ROME — Pope Francis celebrated Mass Saturday for the souls of the dead in Rome’s Catacombs of Priscilla, saying the place of a Christian is in the safety of the hands of God, whatever the outside circumstances might be.
“The souls of the just are in the hands of God, the hands of God, which are wounded …” he said Nov. 2.
“The place of the Christian,” he continued, “is in the intercession of Jesus before the Father — in the hands of God. And we are safe. Whatever happens, happens — it is the cross. In this identity, we are blessed. If they persecute us, if they say anything against us, if we are in the hands of God, [which are] wounded by love, we are safe. This is our place.”
“Where am I most safe? In the hands of God or with other things, other securities?” he asked.
The Catacombs of Priscilla were one of the prominent catacombs of the early Church in Rome and are referred to in early Christian texts as regina catacumbarum, meaning “the queen of the catacombs” because of the many martyrs who were buried there.
The catacombs were lost for several hundred years, after the entrances were blocked to keep out thieves. They were rediscovered in the 16th century, though many of the remains of the martyrs were subsequently removed.
In his homily at Mass, Pope Francis said the martyrs of the Church in the first centuries, those who came to the catacombs to celebrate the Eucharist in safety, many of whom were killed for the faith, have the same identity as the many Christians who are persecuted around the world today.
“Also today there are Christians who are persecuted, more than in the first centuries — more,” he said.
He told the story of an Albanian religious sister who was imprisoned in a re-education camp during the time of communism, who would baptize children in secret, because the priests were forbidden from giving sacraments. There were no cups, so the sister used a shoe with river water to baptize the children, he said.
In his homily, Pope Francis also reflected on the beatitudes as the identity of a Christian. “There is no other [identity],” he said. “If you do this, if you live like this, you are a Christian.”
Belonging to a Catholic movement or group is valid, too, he said, but “your identity card” is the beatitudes. “If you do not have this, movements, memberships serve no purpose.”
“Either you live like this or you are not a Christian,” he said, adding that “without this, there is no identity: There is a pretense of being a Christian, but no identity.”
The Pope noted that it was his first time ever visiting the catacombs. After Mass, upon returning to the Vatican, he visited the crypt of St. Peter’s Basilica to spend a moment in prayer for the souls of the deceased popes who are buried there.
It had recently been tradition for popes to say Mass for All Souls’ Day at Rome’s Campo Verano cemetery, founded in the 19th century.

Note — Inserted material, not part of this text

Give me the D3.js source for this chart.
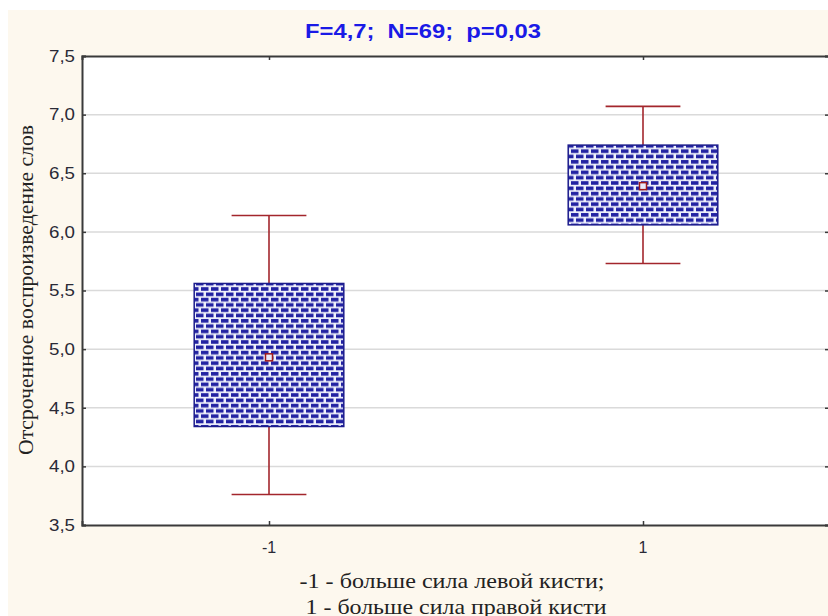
<!DOCTYPE html>
<html>
<head>
<meta charset="utf-8">
<script src="https://cdn.jsdelivr.net/npm/d3@7"></script>
<style>
  html, body { margin: 0; padding: 0; background: #ffffff; }
  svg { display: block; }
</style>
</head>
<body>
<svg id="chart" width="828" height="616"></svg>
<script>
// ---- data ----
const categories = [-1, 1];
const means = [4.93, 6.39];
const boxLow = [4.34, 6.06];
const boxHigh = [5.56, 6.74];
const whiskerLow = [3.76, 5.73];
const whiskerHigh = [6.14, 7.07];
const yTicks = [3.5, 4.0, 4.5, 5.0, 5.5, 6.0, 6.5, 7.0, 7.5];
const xTickLabels = ["-1", "1"];
const titleText = "F=4,7;  N=69;  p=0,03";
const yLabel = "Отсроченное воспроизведение слов";
const xLabelLines = ["-1 - больше сила левой кисти;", "1 - больше сила правой кисти"];

// ---- layout ----
const W = 828, H = 616;
const plot = { left: 82, right: 830, top: 56, bottom: 525 };

const svg = d3.select("#chart");

// backgrounds
svg.append("rect").attr("x", 0).attr("y", 0).attr("width", W).attr("height", H).attr("fill", "#ffffff");
svg.append("rect").attr("x", 8).attr("y", 10).attr("width", W - 8).attr("height", H - 10).attr("fill", "#fdf8ee");

const x = d3.scaleLinear().domain([-2, 2]).range([plot.left, plot.right]);
const y = d3.scaleLinear().domain([3.5, 7.5]).range([plot.bottom, plot.top]);

// plot area
svg.append("rect")
  .attr("x", plot.left).attr("y", plot.top)
  .attr("width", plot.right - plot.left).attr("height", plot.bottom - plot.top)
  .attr("fill", "#ffffff");

// pattern
const defs = svg.append("defs");
const pat = defs.append("pattern")
  .attr("id", "brick").attr("patternUnits", "userSpaceOnUse")
  .attr("width", 10).attr("height", 10.6);
pat.append("rect").attr("width", 10).attr("height", 10.6).attr("fill", "#eef0fb");
pat.append("rect").attr("x", 1).attr("y", 1).attr("width", 7.5).attr("height", 3.6).attr("fill", "#2222a2");
pat.append("rect").attr("x", 6).attr("y", 6.3).attr("width", 7.5).attr("height", 3.6).attr("fill", "#2222a2");
pat.append("rect").attr("x", -4).attr("y", 6.3).attr("width", 7.5).attr("height", 3.6).attr("fill", "#2222a2");

// grid lines
const fmt = d => d.toFixed(1).replace(".", ",");
svg.append("g").selectAll("line")
  .data(yTicks.filter(t => t > 3.5 && t < 7.5))
  .join("line")
  .attr("x1", plot.left).attr("x2", plot.right)
  .attr("y1", d => y(d)).attr("y2", d => y(d))
  .attr("stroke", "#dadada").attr("stroke-width", 1.5);

// axes
const axisColor = "#3a3a3a";
const leftAxis = svg.append("g").attr("transform", `translate(${plot.left},0)`)
  .call(d3.axisRight(y).tickValues(yTicks).tickSize(4).tickFormat(""));
const rightAxis = svg.append("g").attr("transform", `translate(${plot.right - 1},0)`)
  .call(d3.axisLeft(y).tickValues(yTicks).tickSize(4).tickFormat(""));
const bottomAxis = svg.append("g").attr("transform", `translate(0,${plot.bottom})`)
  .call(d3.axisTop(x).tickValues(categories).tickSize(4).tickFormat(""));
const topAxis = svg.append("g").attr("transform", `translate(0,${plot.top})`)
  .call(d3.axisBottom(x).tickValues(categories).tickSize(4).tickFormat(""));
[leftAxis, rightAxis, bottomAxis, topAxis].forEach(g => {
  g.select(".domain").attr("stroke", axisColor).attr("stroke-width", 2);
  g.selectAll(".tick line").attr("stroke", axisColor).attr("stroke-width", 1.5);
});

// tick labels
svg.append("g").selectAll("text")
  .data(yTicks).join("text")
  .attr("x", plot.left - 7).attr("y", d => y(d))
  .attr("dy", "0.36em").attr("text-anchor", "end")
  .attr("font-family", "Liberation Sans, Arial, sans-serif")
  .attr("font-size", 16).attr("fill", "#2a2a36")
  .attr("textLength", 26).attr("lengthAdjust", "spacingAndGlyphs")
  .text(fmt);

svg.append("g").selectAll("text")
  .data(categories).join("text")
  .attr("x", d => x(d)).attr("y", plot.bottom + 28)
  .attr("text-anchor", "middle")
  .attr("font-family", "Liberation Sans, Arial, sans-serif")
  .attr("font-size", 16).attr("fill", "#2a2a36")
  .text((d, i) => xTickLabels[i]);

// boxes
const boxHalf = 0.4, capHalf = 0.2;
const data = categories.map((c, i) => ({
  c, mean: means[i], lo: boxLow[i], hi: boxHigh[i], wlo: whiskerLow[i], whi: whiskerHigh[i]
}));
const whiskerColor = "#a3262c";
const g = svg.append("g");
data.forEach(d => {
  g.append("line").attr("x1", x(d.c)).attr("x2", x(d.c))
    .attr("y1", y(d.hi)).attr("y2", y(d.whi))
    .attr("stroke", whiskerColor).attr("stroke-width", 1.6);
  g.append("line").attr("x1", x(d.c)).attr("x2", x(d.c))
    .attr("y1", y(d.lo)).attr("y2", y(d.wlo))
    .attr("stroke", whiskerColor).attr("stroke-width", 1.6);
  g.append("line").attr("x1", x(d.c - capHalf)).attr("x2", x(d.c + capHalf))
    .attr("y1", y(d.whi)).attr("y2", y(d.whi))
    .attr("stroke", whiskerColor).attr("stroke-width", 1.6);
  g.append("line").attr("x1", x(d.c - capHalf)).attr("x2", x(d.c + capHalf))
    .attr("y1", y(d.wlo)).attr("y2", y(d.wlo))
    .attr("stroke", whiskerColor).attr("stroke-width", 1.6);
  g.append("rect")
    .attr("x", x(d.c - boxHalf)).attr("y", y(d.hi))
    .attr("width", x(d.c + boxHalf) - x(d.c - boxHalf))
    .attr("height", y(d.lo) - y(d.hi))
    .attr("fill", "url(#brick)")
    .attr("stroke", "#1c1c8c").attr("stroke-width", 1.5);
  g.append("rect")
    .attr("x", x(d.c) - 3.5).attr("y", y(d.mean) - 3.5)
    .attr("width", 7).attr("height", 7)
    .attr("fill", "#e8e8f8")
    .attr("stroke", "#a01818").attr("stroke-width", 1.5);
});

// title
svg.append("text")
  .attr("x", 423).attr("y", 38)
  .attr("text-anchor", "middle")
  .attr("font-family", "Liberation Sans, Arial, sans-serif")
  .attr("font-weight", "bold").attr("font-size", 21)
  .attr("fill", "#1a1ae6")
  .style("white-space", "pre")
  .attr("textLength", 236).attr("lengthAdjust", "spacingAndGlyphs")
  .text(titleText);

// y label
svg.append("text")
  .attr("transform", `translate(33,290) rotate(-90)`)
  .attr("text-anchor", "middle")
  .attr("font-family", "Liberation Serif, Times New Roman, serif")
  .attr("font-size", 20).attr("fill", "#222")
  .attr("textLength", 330).attr("lengthAdjust", "spacingAndGlyphs")
  .text(yLabel);

// x label
svg.append("g").selectAll("text")
  .data(xLabelLines).join("text")
  .attr("x", (d, i) => [452, 456][i]).attr("y", (d, i) => 588 + i * 26)
  .attr("text-anchor", "middle")
  .attr("font-family", "Liberation Serif, Times New Roman, serif")
  .attr("font-size", 22).attr("fill", "#222")
  .attr("textLength", (d, i) => [305, 301][i]).attr("lengthAdjust", "spacingAndGlyphs")
  .text(d => d);
</script>
</body>
</html>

Pope Francis did the same for the first three years of his pontificate, though in 2016 he chose to say the All Souls' Day Mass at Rome's Prima Porta Cemetery instead.
In 2017, he celebrated the feast day Mass in the Sicily-Rome American Cemetery and Memorial in Nettuno, an Italian cemetery for American personnel killed in World War II.
Dedicated in 1956, the Sicily-Rome American Cemetery covers 77 acres, with 7,860 servicemen buried there. A chapel on the grounds holds the names of an additional 3,095 servicemen who went missing in action.
Last year, the Pope said Mass in a cemetery for deceased children and unborn babies called the “Garden of Angels,” located in the Laurentino Cemetery on the outskirts of Rome.